Data shown
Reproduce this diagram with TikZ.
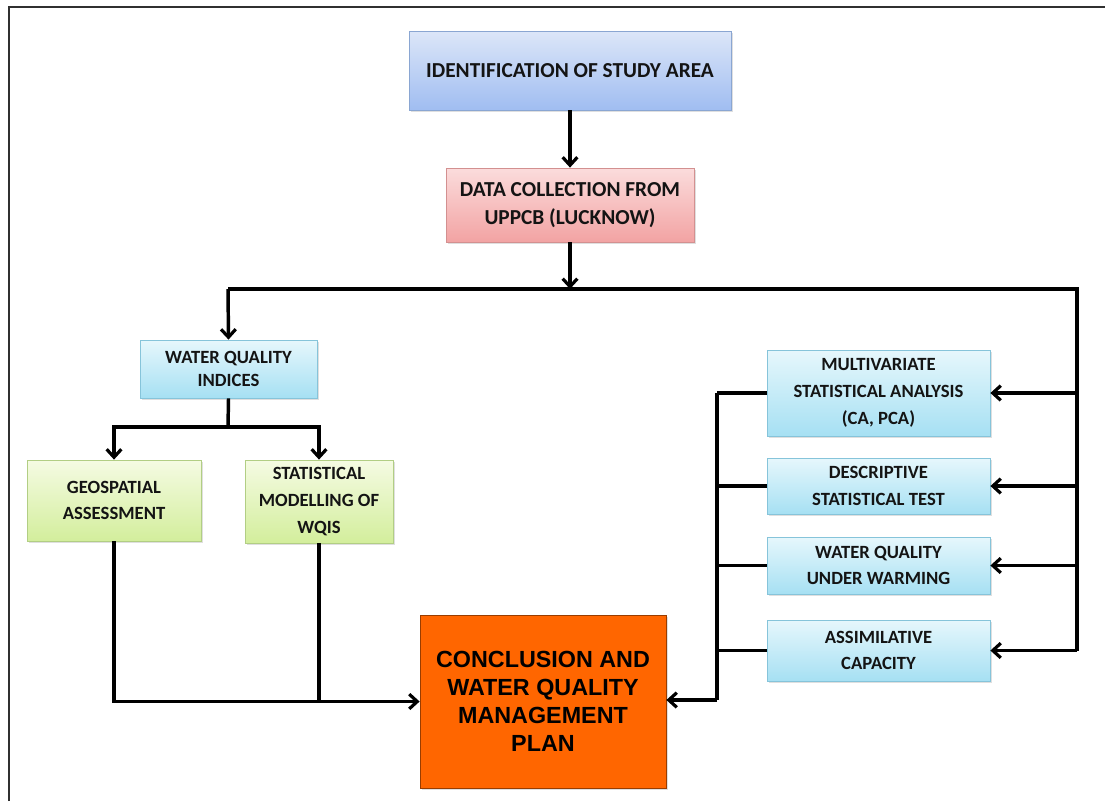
\documentclass[tikz,border=0pt]{standalone}
\usepackage{fontspec}
\setmainfont{Carlito}
\newfontfamily\heavyfont{Liberation Sans}
\usetikzlibrary{arrows.meta,shadows}
\definecolor{frameline}{HTML}{303030}
\definecolor{bluetop}{HTML}{DCE6F8}
\definecolor{bluebot}{HTML}{A0BDF1}
\definecolor{blueedge}{HTML}{8AA6D2}
\definecolor{pinktop}{HTML}{FBDCDC}
\definecolor{pinkbot}{HTML}{F2A3A3}
\definecolor{pinkedge}{HTML}{D39090}
\definecolor{cyantop}{HTML}{E6F7FC}
\definecolor{cyanbot}{HTML}{A6E0F3}
\definecolor{cyanedge}{HTML}{86C4DA}
\definecolor{greentop}{HTML}{F5FBE3}
\definecolor{greenbot}{HTML}{D3EE9C}
\definecolor{greenedge}{HTML}{B2CE84}
\definecolor{conclfill}{HTML}{FF6600}
\definecolor{textdark}{HTML}{141414}
\tikzset{
  box/.style={draw, line width=0.6pt, align=center, inner sep=2pt, text=textdark,
    font=\bfseries, drop shadow={opacity=0.25, shadow xshift=1.2pt, shadow yshift=-1.2pt}},
  bluebox/.style={box, draw=blueedge, top color=bluetop, bottom color=bluebot},
  pinkbox/.style={box, draw=pinkedge, top color=pinktop, bottom color=pinkbot},
  cyanbox/.style={box, draw=cyanedge, top color=cyantop, bottom color=cyanbot,
    font=\bfseries\fontsize{14}{20}\selectfont},
  greenbox/.style={box, draw=greenedge, top color=greentop, bottom color=greenbot,
    font=\bfseries\fontsize{14}{20}\selectfont},
  flow/.style={line width=2.6pt, black},
  flowto/.style={flow, -{Straight Barb[length=6pt, width=11pt, line width=2.4pt]}},
}
\begin{document}
\begin{tikzpicture}[x=0.75pt, y=-0.75pt]
  \useasboundingbox (0,0) rectangle (1105,801);
  % partial outer frame
  \draw[frameline, line width=1.2pt] (9,801) -- (9,7) -- (1105,7);

  % main chain
  \node[bluebox, minimum width=241.5pt, minimum height=59.25pt,
    font=\bfseries\fontsize{16}{19}\selectfont] (ident) at (570,70.5) {IDENTIFICATION OF STUDY AREA};
  \node[pinkbox, minimum width=186pt, minimum height=55.5pt,
    font=\bfseries\fontsize{16}{21}\selectfont] (datacol) at (570,205) {DATA COLLECTION FROM\\UPPCB (LUCKNOW)};

  % left branch
  \node[cyanbox, minimum width=132.75pt, minimum height=43.5pt,
    font=\bfseries\fontsize{14}{17}\selectfont] (wqi) at (228.5,369) {WATER QUALITY\\INDICES};
  \node[greenbox, minimum width=130.5pt, minimum height=60.75pt] (geo) at (114,500.5) {GEOSPATIAL\\ASSESSMENT};
  \node[greenbox, minimum width=111pt, minimum height=62.25pt] (statmod) at (319,501.5) {STATISTICAL\\MODELLING OF\\WQIS};

  % right branch
  \node[cyanbox, minimum width=167.25pt, minimum height=64.5pt] (mva) at (878.5,393) {MULTIVARIATE\\STATISTICAL ANALYSIS\\(CA, PCA)};
  \node[cyanbox, minimum width=167.25pt, minimum height=42pt] (desc) at (878.5,486) {DESCRIPTIVE\\STATISTICAL TEST};
  \node[cyanbox, minimum width=167.25pt, minimum height=42.75pt] (warm) at (878.5,565.5) {WATER QUALITY\\UNDER WARMING};
  \node[cyanbox, minimum width=167.25pt, minimum height=45.75pt] (assim) at (878.5,650.5) {ASSIMILATIVE\\CAPACITY};

  % result
  \node[box, draw=conclfill!60!black, fill=conclfill, minimum width=184.5pt, minimum height=129.75pt,
    font=\heavyfont\bfseries\fontsize{17.5}{21}\selectfont, text=black] (concl) at (543,701.5)
    {CONCLUSION AND\\WATER QUALITY\\MANAGEMENT\\PLAN};

  \coordinate (busL) at (228,289);
  \coordinate (busR) at (1077,289);
  \coordinate (split) at (228,427);
  \coordinate (collect) at (717,700);

  \draw[flowto] (ident) -- (datacol);
  \draw[flowto] (datacol.south) -- (datacol.south |- busL);
  \draw[flow] (busL) -- (busR) -- (busR |- assim.east);
  \draw[flowto] (busL) -- (wqi.north);
  \foreach \tgt in {mva, desc, warm, assim}
    \draw[flowto] (busR |- \tgt.east) -- (\tgt.east);

  \draw[flow] (wqi.south) -- (split);
  \draw[flowto] (split) -| (geo.north);
  \draw[flowto] (split) -| (statmod.north);
  \draw[flowto] (geo.south) |- (concl.west);
  \draw[flow] (statmod.south) -- (statmod.south |- concl.west);

  \foreach \src in {mva, desc, warm, assim}
    \draw[flow] (\src.west) -- (collect |- \src.west);
  \draw[flow] (collect |- mva.west) -- (collect);
  \draw[flowto, line width=3.4pt] (collect) -- (collect -| concl.east);
\end{tikzpicture}
\end{document}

Task directions
Please quote the lines of the material, beginning with the first and ending with the one that contains "(9,7) -- (1105,7);", exactly as written and without any pictures.

Written answer
Reproduce this diagram with TikZ.
\documentclass[tikz,border=0pt]{standalone}
\usepackage{fontspec}
\setmainfont{Carlito}
\newfontfamily\heavyfont{Liberation Sans}
\usetikzlibrary{arrows.meta,shadows}
\definecolor{frameline}{HTML}{303030}
\definecolor{bluetop}{HTML}{DCE6F8}
\definecolor{bluebot}{HTML}{A0BDF1}
\definecolor{blueedge}{HTML}{8AA6D2}
\definecolor{pinktop}{HTML}{FBDCDC}
\definecolor{pinkbot}{HTML}{F2A3A3}
\definecolor{pinkedge}{HTML}{D39090}
\definecolor{cyantop}{HTML}{E6F7FC}
\definecolor{cyanbot}{HTML}{A6E0F3}
\definecolor{cyanedge}{HTML}{86C4DA}
\definecolor{greentop}{HTML}{F5FBE3}
\definecolor{greenbot}{HTML}{D3EE9C}
\definecolor{greenedge}{HTML}{B2CE84}
\definecolor{conclfill}{HTML}{FF6600}
\definecolor{textdark}{HTML}{141414}
\tikzset{
  box/.style={draw, line width=0.6pt, align=center, inner sep=2pt, text=textdark,
    font=\bfseries, drop shadow={opacity=0.25, shadow xshift=1.2pt, shadow yshift=-1.2pt}},
  bluebox/.style={box, draw=blueedge, top color=bluetop, bottom color=bluebot},
  pinkbox/.style={box, draw=pinkedge, top color=pinktop, bottom color=pinkbot},
  cyanbox/.style={box, draw=cyanedge, top color=cyantop, bottom color=cyanbot,
    font=\bfseries\fontsize{14}{20}\selectfont},
  greenbox/.style={box, draw=greenedge, top color=greentop, bottom color=greenbot,
    font=\bfseries\fontsize{14}{20}\selectfont},
  flow/.style={line width=2.6pt, black},
  flowto/.style={flow, -{Straight Barb[length=6pt, width=11pt, line width=2.4pt]}},
}
\begin{document}
\begin{tikzpicture}[x=0.75pt, y=-0.75pt]
  \useasboundingbox (0,0) rectangle (1105,801);
  % partial outer frame
  \draw[frameline, line width=1.2pt] (9,801) -- (9,7) -- (1105,7);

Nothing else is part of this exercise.